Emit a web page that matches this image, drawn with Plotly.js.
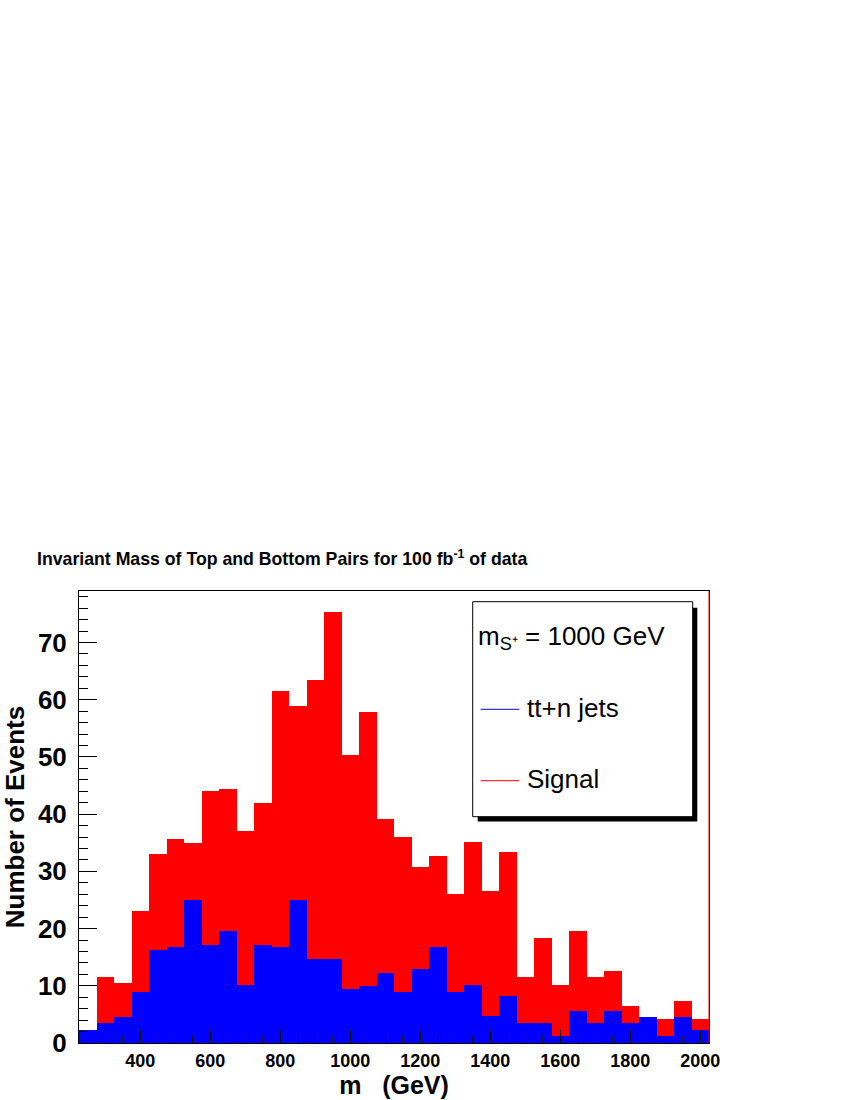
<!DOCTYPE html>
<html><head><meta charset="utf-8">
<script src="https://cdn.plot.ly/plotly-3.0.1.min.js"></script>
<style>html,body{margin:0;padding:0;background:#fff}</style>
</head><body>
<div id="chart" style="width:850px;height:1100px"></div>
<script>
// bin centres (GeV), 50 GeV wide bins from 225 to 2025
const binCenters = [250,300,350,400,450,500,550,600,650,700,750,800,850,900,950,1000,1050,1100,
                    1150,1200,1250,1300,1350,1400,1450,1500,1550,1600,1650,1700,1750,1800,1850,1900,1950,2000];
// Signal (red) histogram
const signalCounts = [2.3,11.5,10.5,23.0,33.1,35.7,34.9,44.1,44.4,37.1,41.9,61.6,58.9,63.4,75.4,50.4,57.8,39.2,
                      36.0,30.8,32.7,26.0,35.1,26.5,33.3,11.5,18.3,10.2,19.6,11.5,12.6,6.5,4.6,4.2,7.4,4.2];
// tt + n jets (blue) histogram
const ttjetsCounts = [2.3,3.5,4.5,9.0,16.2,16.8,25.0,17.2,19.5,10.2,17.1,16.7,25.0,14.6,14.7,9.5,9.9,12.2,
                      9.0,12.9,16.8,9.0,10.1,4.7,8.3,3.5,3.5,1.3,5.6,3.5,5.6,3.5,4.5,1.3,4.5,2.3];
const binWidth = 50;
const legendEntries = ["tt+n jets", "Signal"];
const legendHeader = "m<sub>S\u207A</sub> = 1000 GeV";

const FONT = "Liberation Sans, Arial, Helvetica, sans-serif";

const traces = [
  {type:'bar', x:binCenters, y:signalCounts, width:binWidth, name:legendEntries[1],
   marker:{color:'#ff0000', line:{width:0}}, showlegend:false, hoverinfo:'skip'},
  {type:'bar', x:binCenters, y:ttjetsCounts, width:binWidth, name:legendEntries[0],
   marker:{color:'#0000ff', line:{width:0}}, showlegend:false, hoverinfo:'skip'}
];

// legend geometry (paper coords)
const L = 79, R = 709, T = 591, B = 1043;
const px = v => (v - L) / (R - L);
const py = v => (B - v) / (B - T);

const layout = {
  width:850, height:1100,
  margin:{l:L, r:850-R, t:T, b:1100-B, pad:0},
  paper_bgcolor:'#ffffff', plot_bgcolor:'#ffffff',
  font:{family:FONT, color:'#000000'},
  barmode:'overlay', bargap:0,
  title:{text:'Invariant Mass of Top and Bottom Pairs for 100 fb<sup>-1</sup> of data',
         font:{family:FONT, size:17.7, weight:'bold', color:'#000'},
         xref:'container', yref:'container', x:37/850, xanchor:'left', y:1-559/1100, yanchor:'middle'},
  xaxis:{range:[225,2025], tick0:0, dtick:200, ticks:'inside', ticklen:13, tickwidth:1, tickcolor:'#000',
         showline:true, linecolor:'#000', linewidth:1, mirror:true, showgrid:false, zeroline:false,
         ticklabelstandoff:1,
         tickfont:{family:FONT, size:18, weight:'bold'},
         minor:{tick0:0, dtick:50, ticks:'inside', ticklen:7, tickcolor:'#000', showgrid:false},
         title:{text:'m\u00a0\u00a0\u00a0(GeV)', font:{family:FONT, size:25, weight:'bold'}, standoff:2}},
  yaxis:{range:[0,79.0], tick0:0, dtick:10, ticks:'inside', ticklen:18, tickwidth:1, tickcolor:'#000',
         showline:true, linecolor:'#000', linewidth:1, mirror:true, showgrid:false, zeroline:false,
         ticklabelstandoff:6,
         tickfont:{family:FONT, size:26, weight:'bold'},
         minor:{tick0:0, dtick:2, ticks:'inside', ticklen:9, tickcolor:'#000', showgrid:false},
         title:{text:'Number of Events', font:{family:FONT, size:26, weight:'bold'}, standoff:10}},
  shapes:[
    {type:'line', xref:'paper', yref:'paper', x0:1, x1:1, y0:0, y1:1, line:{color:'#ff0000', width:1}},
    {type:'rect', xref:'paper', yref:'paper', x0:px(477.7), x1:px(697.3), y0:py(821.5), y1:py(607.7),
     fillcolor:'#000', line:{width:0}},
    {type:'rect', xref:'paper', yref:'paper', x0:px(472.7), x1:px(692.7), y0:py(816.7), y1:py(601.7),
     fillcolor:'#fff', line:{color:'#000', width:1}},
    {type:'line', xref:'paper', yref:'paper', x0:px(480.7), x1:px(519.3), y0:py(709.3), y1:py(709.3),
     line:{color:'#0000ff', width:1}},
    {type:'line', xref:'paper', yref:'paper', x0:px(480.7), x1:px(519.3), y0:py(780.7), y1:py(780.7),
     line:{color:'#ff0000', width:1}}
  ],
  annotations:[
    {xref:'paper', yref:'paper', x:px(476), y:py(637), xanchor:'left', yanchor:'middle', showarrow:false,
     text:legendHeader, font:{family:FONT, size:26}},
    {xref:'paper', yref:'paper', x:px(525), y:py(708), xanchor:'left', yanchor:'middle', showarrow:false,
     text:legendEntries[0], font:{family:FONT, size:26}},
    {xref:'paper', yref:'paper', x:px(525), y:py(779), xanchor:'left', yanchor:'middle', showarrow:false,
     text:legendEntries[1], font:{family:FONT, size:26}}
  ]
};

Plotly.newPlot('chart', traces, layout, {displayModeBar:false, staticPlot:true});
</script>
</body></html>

=-=-=-=-=

◆ Instructions for the task
All of the material above should be reproduced exactly, except the pictures.

◆ Task solution
Emit a web page that matches this image, drawn with Plotly.js.
<!DOCTYPE html>
<html><head><meta charset="utf-8">
<script src="https://cdn.plot.ly/plotly-3.0.1.min.js"></script>
<style>html,body{margin:0;padding:0;background:#fff}</style>
</head><body>
<div id="chart" style="width:850px;height:1100px"></div>
<script>
// bin centres (GeV), 50 GeV wide bins from 225 to 2025
const binCenters = [250,300,350,400,450,500,550,600,650,700,750,800,850,900,950,1000,1050,1100,
                    1150,1200,1250,1300,1350,1400,1450,1500,1550,1600,1650,1700,1750,1800,1850,1900,1950,2000];
// Signal (red) histogram
const signalCounts = [2.3,11.5,10.5,23.0,33.1,35.7,34.9,44.1,44.4,37.1,41.9,61.6,58.9,63.4,75.4,50.4,57.8,39.2,
                      36.0,30.8,32.7,26.0,35.1,26.5,33.3,11.5,18.3,10.2,19.6,11.5,12.6,6.5,4.6,4.2,7.4,4.2];
// tt + n jets (blue) histogram
const ttjetsCounts = [2.3,3.5,4.5,9.0,16.2,16.8,25.0,17.2,19.5,10.2,17.1,16.7,25.0,14.6,14.7,9.5,9.9,12.2,
                      9.0,12.9,16.8,9.0,10.1,4.7,8.3,3.5,3.5,1.3,5.6,3.5,5.6,3.5,4.5,1.3,4.5,2.3];
const binWidth = 50;
const legendEntries = ["tt+n jets", "Signal"];
const legendHeader = "m<sub>S\u207A</sub> = 1000 GeV";

const FONT = "Liberation Sans, Arial, Helvetica, sans-serif";

const traces = [
  {type:'bar', x:binCenters, y:signalCounts, width:binWidth, name:legendEntries[1],
   marker:{color:'#ff0000', line:{width:0}}, showlegend:false, hoverinfo:'skip'},
  {type:'bar', x:binCenters, y:ttjetsCounts, width:binWidth, name:legendEntries[0],
   marker:{color:'#0000ff', line:{width:0}}, showlegend:false, hoverinfo:'skip'}
];

// legend geometry (paper coords)
const L = 79, R = 709, T = 591, B = 1043;
const px = v => (v - L) / (R - L);
const py = v => (B - v) / (B - T);

const layout = {
  width:850, height:1100,
  margin:{l:L, r:850-R, t:T, b:1100-B, pad:0},
  paper_bgcolor:'#ffffff', plot_bgcolor:'#ffffff',
  font:{family:FONT, color:'#000000'},
  barmode:'overlay', bargap:0,
  title:{text:'Invariant Mass of Top and Bottom Pairs for 100 fb<sup>-1</sup> of data',
         font:{family:FONT, size:17.7, weight:'bold', color:'#000'},
         xref:'container', yref:'container', x:37/850, xanchor:'left', y:1-559/1100, yanchor:'middle'},
  xaxis:{range:[225,2025], tick0:0, dtick:200, ticks:'inside', ticklen:13, tickwidth:1, tickcolor:'#000',
         showline:true, linecolor:'#000', linewidth:1, mirror:true, showgrid:false, zeroline:false,
         ticklabelstandoff:1,
         tickfont:{family:FONT, size:18, weight:'bold'},
         minor:{tick0:0, dtick:50, ticks:'inside', ticklen:7, tickcolor:'#000', showgrid:false},
         title:{text:'m\u00a0\u00a0\u00a0(GeV)', font:{family:FONT, size:25, weight:'bold'}, standoff:2}},
  yaxis:{range:[0,79.0], tick0:0, dtick:10, ticks:'inside', ticklen:18, tickwidth:1, tickcolor:'#000',
         showline:true, linecolor:'#000', linewidth:1, mirror:true, showgrid:false, zeroline:false,
         ticklabelstandoff:6,
         tickfont:{family:FONT, size:26, weight:'bold'},
         minor:{tick0:0, dtick:2, ticks:'inside', ticklen:9, tickcolor:'#000', showgrid:false},
         title:{text:'Number of Events', font:{family:FONT, size:26, weight:'bold'}, standoff:10}},
  shapes:[
    {type:'line', xref:'paper', yref:'paper', x0:1, x1:1, y0:0, y1:1, line:{color:'#ff0000', width:1}},
    {type:'rect', xref:'paper', yref:'paper', x0:px(477.7), x1:px(697.3), y0:py(821.5), y1:py(607.7),
     fillcolor:'#000', line:{width:0}},
    {type:'rect', xref:'paper', yref:'paper', x0:px(472.7), x1:px(692.7), y0:py(816.7), y1:py(601.7),
     fillcolor:'#fff', line:{color:'#000', width:1}},
    {type:'line', xref:'paper', yref:'paper', x0:px(480.7), x1:px(519.3), y0:py(709.3), y1:py(709.3),
     line:{color:'#0000ff', width:1}},
    {type:'line', xref:'paper', yref:'paper', x0:px(480.7), x1:px(519.3), y0:py(780.7), y1:py(780.7),
     line:{color:'#ff0000', width:1}}
  ],
  annotations:[
    {xref:'paper', yref:'paper', x:px(476), y:py(637), xanchor:'left', yanchor:'middle', showarrow:false,
     text:legendHeader, font:{family:FONT, size:26}},
    {xref:'paper', yref:'paper', x:px(525), y:py(708), xanchor:'left', yanchor:'middle', showarrow:false,
     text:legendEntries[0], font:{family:FONT, size:26}},
    {xref:'paper', yref:'paper', x:px(525), y:py(779), xanchor:'left', yanchor:'middle', showarrow:false,
     text:legendEntries[1], font:{family:FONT, size:26}}
  ]
};

Plotly.newPlot('chart', traces, layout, {displayModeBar:false, staticPlot:true});
</script>
</body></html>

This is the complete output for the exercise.